I'm glad that this "improvement" is working SO well for you...but it is NOT the panacea for the entire universe, contrary to those "thousands of subs" that _supposedly_ say otherwise.
No surprise on the "kool-aid" company-line responses I was expecting...


----------



## Stuart Sweet (Jun 19, 2006)

OK guys, this isn't a thread about the HDUI performance. Let's take that the Discussion thread for that, and let's try to remember to be nice. 

Thanks


----------



## Boobie1998 (Oct 6, 2007)

I just tried it and it's working now. The message comes up right on top of the directv logo and the welcome word.


----------



## hdtvfan0001 (Jul 28, 2004)

Did it just now on 2 TVs and works just fine.


----------



## Boobie1998 (Oct 6, 2007)

For me, it seems to work when it wants too. Tried it on my other tv and it doesn't work.


----------



## veryoldschool (Dec 10, 2006)

Boobie1998 said:


> For me, it seems to work when it wants too. Tried it on my other tv and it doesn't work.

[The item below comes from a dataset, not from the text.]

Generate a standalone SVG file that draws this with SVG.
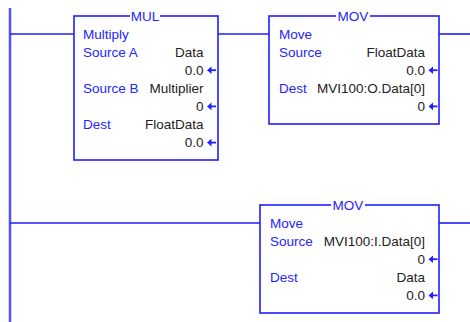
<svg xmlns="http://www.w3.org/2000/svg" width="470" height="322" viewBox="0 0 470 322">
<defs>
<style>
.box{fill:#fff;stroke:#1f1fff;stroke-width:1.6}
.wire{stroke:#1f1fff;stroke-width:1.6;fill:none}
.rail{stroke:#5050ff;stroke-width:2.5;fill:none}
.lbl{font-family:"Liberation Sans",Arial,sans-serif;font-size:13.5px;fill:#2424ff}
.val{font-family:"Liberation Sans",Arial,sans-serif;font-size:13.5px;fill:#222;text-anchor:end}
.ttl{font-family:"Liberation Sans",Arial,sans-serif;font-size:13.5px;fill:#2424ff;text-anchor:middle}
.arr{fill:#1f1fff;stroke:none}
.arrs{stroke:#1f1fff;stroke-width:1.8;fill:none}
</style>
<g id="arrow">
<path class="arr" d="M0,0 L4.5,-3.8 L4.5,3.8 Z"/>
<path class="arrs" d="M3,0 L9,0"/>
</g>
</defs>
<g id="connectors">
<path class="rail" d="M10,8 V322"/>
<path class="wire" d="M10,34 H74"/>
<path class="wire" d="M218,34 H269"/>
<path class="wire" d="M439,34 H470"/>
<path class="wire" d="M10,223 H260"/>
<path class="wire" d="M439,223 H470"/>
</g>
<g id="mul">
<rect class="box" x="74" y="16" width="144" height="144"/>
<rect x="130" y="12" width="30" height="8" fill="#fff"/>
<text class="ttl" x="145" y="20.5">MUL</text>
<text class="lbl" x="83" y="38.5">Multiply</text>
<text class="lbl" x="83" y="56.6">Source A</text>
<text class="val" x="203.5" y="56.6">Data</text>
<text class="val" x="203.5" y="74.7">0.0</text>
<use href="#arrow" x="207" y="70.2"/>
<text class="lbl" x="83" y="92.8">Source B</text>
<text class="val" x="203.5" y="92.8">Multiplier</text>
<text class="val" x="203.5" y="110.9">0</text>
<use href="#arrow" x="207" y="106.4"/>
<text class="lbl" x="83" y="129">Dest</text>
<text class="val" x="203.5" y="129">FloatData</text>
<text class="val" x="203.5" y="147.1">0.0</text>
<use href="#arrow" x="207" y="142.6"/>
</g>
<g id="mov1">
<rect class="box" x="269" y="16" width="170" height="108"/>
<rect x="336" y="12" width="34" height="8" fill="#fff"/>
<text class="ttl" x="353" y="20.5">MOV</text>
<text class="lbl" x="279" y="38.5">Move</text>
<text class="lbl" x="279" y="56.6">Source</text>
<text class="val" x="425" y="56.6">FloatData</text>
<text class="val" x="425" y="74.7">0.0</text>
<use href="#arrow" x="428.5" y="70.2"/>
<text class="lbl" x="279" y="92.8">Dest</text>
<text class="val" x="425" y="92.8">MVI100:O.Data[0]</text>
<text class="val" x="425" y="110.9">0</text>
<use href="#arrow" x="428.5" y="106.4"/>
</g>
<g id="mov2">
<rect class="box" x="260" y="205" width="179" height="108"/>
<rect x="331" y="201" width="34" height="8" fill="#fff"/>
<text class="ttl" x="348" y="209.5">MOV</text>
<text class="lbl" x="270" y="227.5">Move</text>
<text class="lbl" x="270" y="245.6">Source</text>
<text class="val" x="425" y="245.6">MVI100:I.Data[0]</text>
<text class="val" x="425" y="263.7">0</text>
<use href="#arrow" x="428.5" y="259.2"/>
<text class="lbl" x="270" y="281.8">Dest</text>
<text class="val" x="425" y="281.8">Data</text>
<text class="val" x="425" y="299.9">0.0</text>
<use href="#arrow" x="428.5" y="295.4"/>
</g>
</svg>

I played with this this morning, and "timing" of pressing did make it fail and then work.


----------



## Drew2k (Aug 16, 2006)

I posted this in the "NVRAM" thread that got locked - the part about it being difficult to discern the "NVRAM/Flash Cleared" message may be helpful to someone ...



Drew2k said:


> IIRC, one requirement before trying to clear NVRAM is to wait for the interactive elements on Channel 1 to populate, which could take 10 to 15 seconds. Then try the button combination.
> 
> One of the difficulties here could also be that the "NVRAM/Flash cleared" message may appear in white text with no background, and since there's now a large white "Welcome to DIRECTV" message in the same location it's tough to read that it took!


----------



## Richierich (Jan 10, 2008)

Drew2k said:


> I posted this in the "NVRAM" thread that got locked - the part about it being difficult to discern the "NVRAM/Flash Cleared" message may be helpful to someone ...

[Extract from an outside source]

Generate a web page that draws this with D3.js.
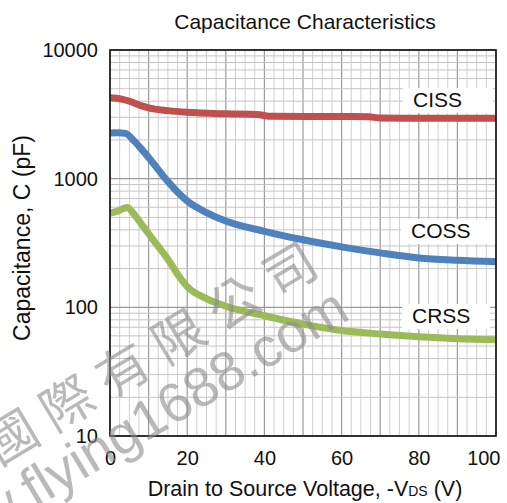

Also, the "NVRAM/Flash Cleared" Message only lasts about 2 to 3 seconds so you have to Know Where to Look and When To Look or you will miss it.


----------



## hdtvfan0001 (Jul 28, 2004)

Drew2k said:


> I posted this in the "NVRAM" thread that got locked - the part about it being difficult to discern the "NVRAM/Flash Cleared" message may be helpful to someone ...


Yup - its helpful.

As Richie also pointed out...the appearance of the quick screen test is very fast...actually more like 1/2 second or so. That doesn't help the average user even know it happened.


----------



## veryoldschool (Dec 10, 2006)

hdtvfan0001 said:


> Yup - its helpful.
> 
> As Richie also pointed out...the appearance of the quick screen test is very fast...actually more like 1/2 second or so. That doesn't help the average user even know it happened.


And for those that haven't done this before, look in the lower left of the screen for the message.


----------



## dismayed (Dec 24, 2011)

I can tell a lot of folks in this thread are just replying without having tried it recently. So I gave it a try and here is what I saw:

The first time I tried it with my HR20 I indeed saw the same things that many of you are reporting. When I would hit the 'red' button I would get a 'bonk' error noise. Eventually hitting the 'blue' buttons would cause the mini-guide to come up and 'yellow' and 'green' would cause their respective shortcuts to come up. It was like Channel 1 was ignoring the 'red' button. I tried this again several times to no avail.

I changed the channel and then went back to Channel 1. I let it set a long time, much longer than I ever have in the past. I tried again and it worked fine.

So like one of the previous posters has said, I would recommend that if this doesn't work change the channel, change it back and then let it set a good long while before attempting it. DirecTV must have made a change to the channel that is causing it to take much longer to download all the initial stuff. Hope that helps!


----------